_Rows from a dataset of charts and code:_
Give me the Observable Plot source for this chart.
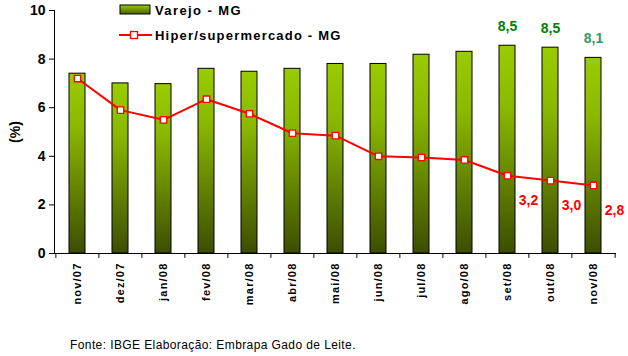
<!DOCTYPE html>
<html>
<head>
<meta charset="utf-8">
<script src="https://cdn.jsdelivr.net/npm/d3@7"></script>
<script src="https://cdn.jsdelivr.net/npm/@observablehq/plot@0.6"></script>
<style>
  body { margin: 0; background: #fff; font-family: "Liberation Sans", Arial, sans-serif; }
  #wrap { position: relative; width: 628px; height: 356px; }
  #legend { position: absolute; left: 0; top: 0; }
  #footer { position: absolute; left: 70px; top: 338px; font-size: 12px; color: #000; letter-spacing: 0.4px; font-family: "Liberation Sans", Arial, sans-serif; }
  .xt text { letter-spacing: 1.2px; }
</style>
</head>
<body>
<div id="wrap">
  <div id="chart"></div>
  <svg id="legend" width="628" height="50"></svg>
  <div id="footer">Fonte: IBGE Elaboração: Embrapa Gado de Leite.</div>
</div>
<script>
const months = ["nov/07","dez/07","jan/08","fev/08","mar/08","abr/08","mai/08","jun/08","jul/08","ago/08","set/08","out/08","nov/08"];
const varejo = [7.4, 7.0, 6.97, 7.6, 7.48, 7.6, 7.8, 7.8, 8.18, 8.3, 8.55, 8.47, 8.05];
const hiper = [7.2, 5.9, 5.5, 6.35, 5.75, 4.95, 4.85, 4.0, 3.95, 3.85, 3.2, 3.0, 2.8];
const varejoLabels = ["", "", "", "", "", "", "", "", "", "", "8,5", "8,5", "8,1"];
const hiperLabels = ["", "", "", "", "", "", "", "", "", "", "3,2", "3,0", "2,8"];
const yTicks = [0, 2, 4, 6, 8, 10];
const seriesNames = ["Varejo - MG", "Hiper/supermercado - MG"];

const data = months.map((m, i) => ({m, v: varejo[i], h: hiper[i], vl: varejoLabels[i], hl: hiperLabels[i], i}));

const W = 628, H = 310, mL = 54, mR = 12, mT = 10, mB = 57;
const step = (W - mL - mR) / months.length;

const chart = Plot.plot({
  width: W, height: H,
  marginTop: mT, marginBottom: mB, marginLeft: mL, marginRight: mR,
  style: {fontFamily: "'Liberation Sans', Arial, sans-serif", overflow: "visible", background: "white"},
  x: {domain: months, paddingInner: 0.62, paddingOuter: 0.31, axis: null},
  y: {domain: [0, 10], axis: null},
  marks: [
    Plot.axisY({ticks: yTicks, tickSize: 5, tickPadding: 4, fontSize: 14, fontWeight: "bold", label: "(%)", labelAnchor: "center", labelArrow: "none", labelOffset: 44, tickFormat: d => d}),
    Plot.axisX({tickSize: 0, tickPadding: 9, tickRotate: -90, fontSize: 11, fontWeight: "bold", label: null, className: "xt"}),
    Plot.barY(data, {x: "m", y: "v", fill: "url(#vgrad)", stroke: "black", strokeWidth: 1}),
    Plot.ruleY([0], {stroke: "black"}),
    Plot.frame({anchor: "left", stroke: "black"}),
    Plot.ruleX(months, {x: d => d, y1: 0, y2: -0.2, dx: -step / 2, stroke: "black", clip: false}),
    Plot.ruleX([months[months.length - 1]], {x: d => d, y1: 0, y2: -0.2, dx: step / 2, stroke: "black"}),
    Plot.line(data, {x: "m", y: "h", stroke: "#ff0000", strokeWidth: 2}),
    Plot.dot(data, {x: "m", y: "h", symbol: "square", r: 3.6, fill: "white", stroke: "#ff0000", strokeWidth: 1.3}),
    Plot.text(data, {x: "m", y: "v", text: "vl", dy: -19, fontSize: 14, fontWeight: "bold", fill: d => d.i === 12 ? "#339966" : "#008000"}),
    Plot.text(data, {x: "m", y: "h", text: "hl", dx: 21, dy: 25, fontSize: 14, fontWeight: "bold", fill: "#ff0000"})
  ]
});

const svgSel = d3.select(chart);
svgSel.selectAll(".xt text").attr("letter-spacing", 1.2);
const defs = svgSel.insert("defs", ":first-child");
const g = defs.append("linearGradient").attr("id", "vgrad").attr("x1", 0).attr("y1", 0).attr("x2", 0).attr("y2", 1);
g.append("stop").attr("offset", "0%").attr("stop-color", "#99cc00");
g.append("stop").attr("offset", "30%").attr("stop-color", "#8ab800");
g.append("stop").attr("offset", "100%").attr("stop-color", "#3d4d00");
document.getElementById("chart").appendChild(chart);

const lg = d3.select("#legend");
const lgDefs = lg.append("defs").append("linearGradient").attr("id", "lgrad").attr("x1", 0).attr("y1", 0).attr("x2", 0).attr("y2", 1);
lgDefs.append("stop").attr("offset", "0%").attr("stop-color", "#99cc00");
lgDefs.append("stop").attr("offset", "100%").attr("stop-color", "#4a6000");
lg.append("rect").attr("x", 120).attr("y", 5).attr("width", 30).attr("height", 9).attr("fill", "url(#lgrad)").attr("stroke", "black");
lg.append("text").attr("x", 155).attr("y", 15).text(seriesNames[0])
  .attr("font-size", 13).attr("font-weight", "bold").attr("letter-spacing", 1.4).attr("font-family", "'Liberation Sans', Arial");
lg.append("line").attr("x1", 119).attr("x2", 152).attr("y1", 35).attr("y2", 35).attr("stroke", "#ff0000").attr("stroke-width", 2);
lg.append("rect").attr("x", 130.5).attr("y", 31.5).attr("width", 7).attr("height", 7).attr("fill", "white").attr("stroke", "#ff0000").attr("stroke-width", 1.3);
lg.append("text").attr("x", 155).attr("y", 40).text(seriesNames[1])
  .attr("font-size", 13).attr("font-weight", "bold").attr("letter-spacing", 1.2).attr("font-family", "'Liberation Sans', Arial");
</script>
</body>
</html>
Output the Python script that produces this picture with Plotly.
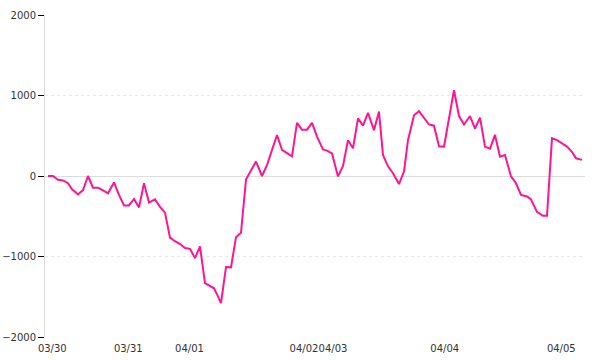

_WHAT THE EXERCISE ASKS:_
Output the records above exactly; leave out the pictures.

_FULL OUTPUT:_
Give me the Observable Plot source for this chart.
<!DOCTYPE html>
<html>
<head>
<meta charset="utf-8">
<script src="https://cdn.jsdelivr.net/npm/d3@7"></script>
<script src="https://cdn.jsdelivr.net/npm/@observablehq/plot@0.6"></script>
<style>
  body { margin: 0; background: #fff; font-family: "Liberation Sans", Arial, sans-serif; }
  #wrap { position: relative; width: 628px; height: 356px; }
  #legend { position: absolute; left: 0; top: 0; }
  #footer { position: absolute; left: 70px; top: 338px; font-size: 12px; color: #000; letter-spacing: 0.4px; font-family: "Liberation Sans", Arial, sans-serif; }
  .xt text { letter-spacing: 1.2px; }
</style>
</head>
<body>
<div id="wrap">
  <div id="chart"></div>
  <svg id="legend" width="628" height="50"></svg>
  <div id="footer">Fonte: IBGE Elaboração: Embrapa Gado de Leite.</div>
</div>
<script>
const months = ["nov/07","dez/07","jan/08","fev/08","mar/08","abr/08","mai/08","jun/08","jul/08","ago/08","set/08","out/08","nov/08"];
const varejo = [7.4, 7.0, 6.97, 7.6, 7.48, 7.6, 7.8, 7.8, 8.18, 8.3, 8.55, 8.47, 8.05];
const hiper = [7.2, 5.9, 5.5, 6.35, 5.75, 4.95, 4.85, 4.0, 3.95, 3.85, 3.2, 3.0, 2.8];
const varejoLabels = ["", "", "", "", "", "", "", "", "", "", "8,5", "8,5", "8,1"];
const hiperLabels = ["", "", "", "", "", "", "", "", "", "", "3,2", "3,0", "2,8"];
const yTicks = [0, 2, 4, 6, 8, 10];
const seriesNames = ["Varejo - MG", "Hiper/supermercado - MG"];

const data = months.map((m, i) => ({m, v: varejo[i], h: hiper[i], vl: varejoLabels[i], hl: hiperLabels[i], i}));

const W = 628, H = 310, mL = 54, mR = 12, mT = 10, mB = 57;
const step = (W - mL - mR) / months.length;

const chart = Plot.plot({
  width: W, height: H,
  marginTop: mT, marginBottom: mB, marginLeft: mL, marginRight: mR,
  style: {fontFamily: "'Liberation Sans', Arial, sans-serif", overflow: "visible", background: "white"},
  x: {domain: months, paddingInner: 0.62, paddingOuter: 0.31, axis: null},
  y: {domain: [0, 10], axis: null},
  marks: [
    Plot.axisY({ticks: yTicks, tickSize: 5, tickPadding: 4, fontSize: 14, fontWeight: "bold", label: "(%)", labelAnchor: "center", labelArrow: "none", labelOffset: 44, tickFormat: d => d}),
    Plot.axisX({tickSize: 0, tickPadding: 9, tickRotate: -90, fontSize: 11, fontWeight: "bold", label: null, className: "xt"}),
    Plot.barY(data, {x: "m", y: "v", fill: "url(#vgrad)", stroke: "black", strokeWidth: 1}),
    Plot.ruleY([0], {stroke: "black"}),
    Plot.frame({anchor: "left", stroke: "black"}),
    Plot.ruleX(months, {x: d => d, y1: 0, y2: -0.2, dx: -step / 2, stroke: "black", clip: false}),
    Plot.ruleX([months[months.length - 1]], {x: d => d, y1: 0, y2: -0.2, dx: step / 2, stroke: "black"}),
    Plot.line(data, {x: "m", y: "h", stroke: "#ff0000", strokeWidth: 2}),
    Plot.dot(data, {x: "m", y: "h", symbol: "square", r: 3.6, fill: "white", stroke: "#ff0000", strokeWidth: 1.3}),
    Plot.text(data, {x: "m", y: "v", text: "vl", dy: -19, fontSize: 14, fontWeight: "bold", fill: d => d.i === 12 ? "#339966" : "#008000"}),
    Plot.text(data, {x: "m", y: "h", text: "hl", dx: 21, dy: 25, fontSize: 14, fontWeight: "bold", fill: "#ff0000"})
  ]
});

const svgSel = d3.select(chart);
svgSel.selectAll(".xt text").attr("letter-spacing", 1.2);
const defs = svgSel.insert("defs", ":first-child");
const g = defs.append("linearGradient").attr("id", "vgrad").attr("x1", 0).attr("y1", 0).attr("x2", 0).attr("y2", 1);
g.append("stop").attr("offset", "0%").attr("stop-color", "#99cc00");
g.append("stop").attr("offset", "30%").attr("stop-color", "#8ab800");
g.append("stop").attr("offset", "100%").attr("stop-color", "#3d4d00");
document.getElementById("chart").appendChild(chart);

const lg = d3.select("#legend");
const lgDefs = lg.append("defs").append("linearGradient").attr("id", "lgrad").attr("x1", 0).attr("y1", 0).attr("x2", 0).attr("y2", 1);
lgDefs.append("stop").attr("offset", "0%").attr("stop-color", "#99cc00");
lgDefs.append("stop").attr("offset", "100%").attr("stop-color", "#4a6000");
lg.append("rect").attr("x", 120).attr("y", 5).attr("width", 30).attr("height", 9).attr("fill", "url(#lgrad)").attr("stroke", "black");
lg.append("text").attr("x", 155).attr("y", 15).text(seriesNames[0])
  .attr("font-size", 13).attr("font-weight", "bold").attr("letter-spacing", 1.4).attr("font-family", "'Liberation Sans', Arial");
lg.append("line").attr("x1", 119).attr("x2", 152).attr("y1", 35).attr("y2", 35).attr("stroke", "#ff0000").attr("stroke-width", 2);
lg.append("rect").attr("x", 130.5).attr("y", 31.5).attr("width", 7).attr("height", 7).attr("fill", "white").attr("stroke", "#ff0000").attr("stroke-width", 1.3);
lg.append("text").attr("x", 155).attr("y", 40).text(seriesNames[1])
  .attr("font-size", 13).attr("font-weight", "bold").attr("letter-spacing", 1.2).attr("font-family", "'Liberation Sans', Arial");
</script>
</body>
</html>
Output the Python script that produces this picture with Plotly.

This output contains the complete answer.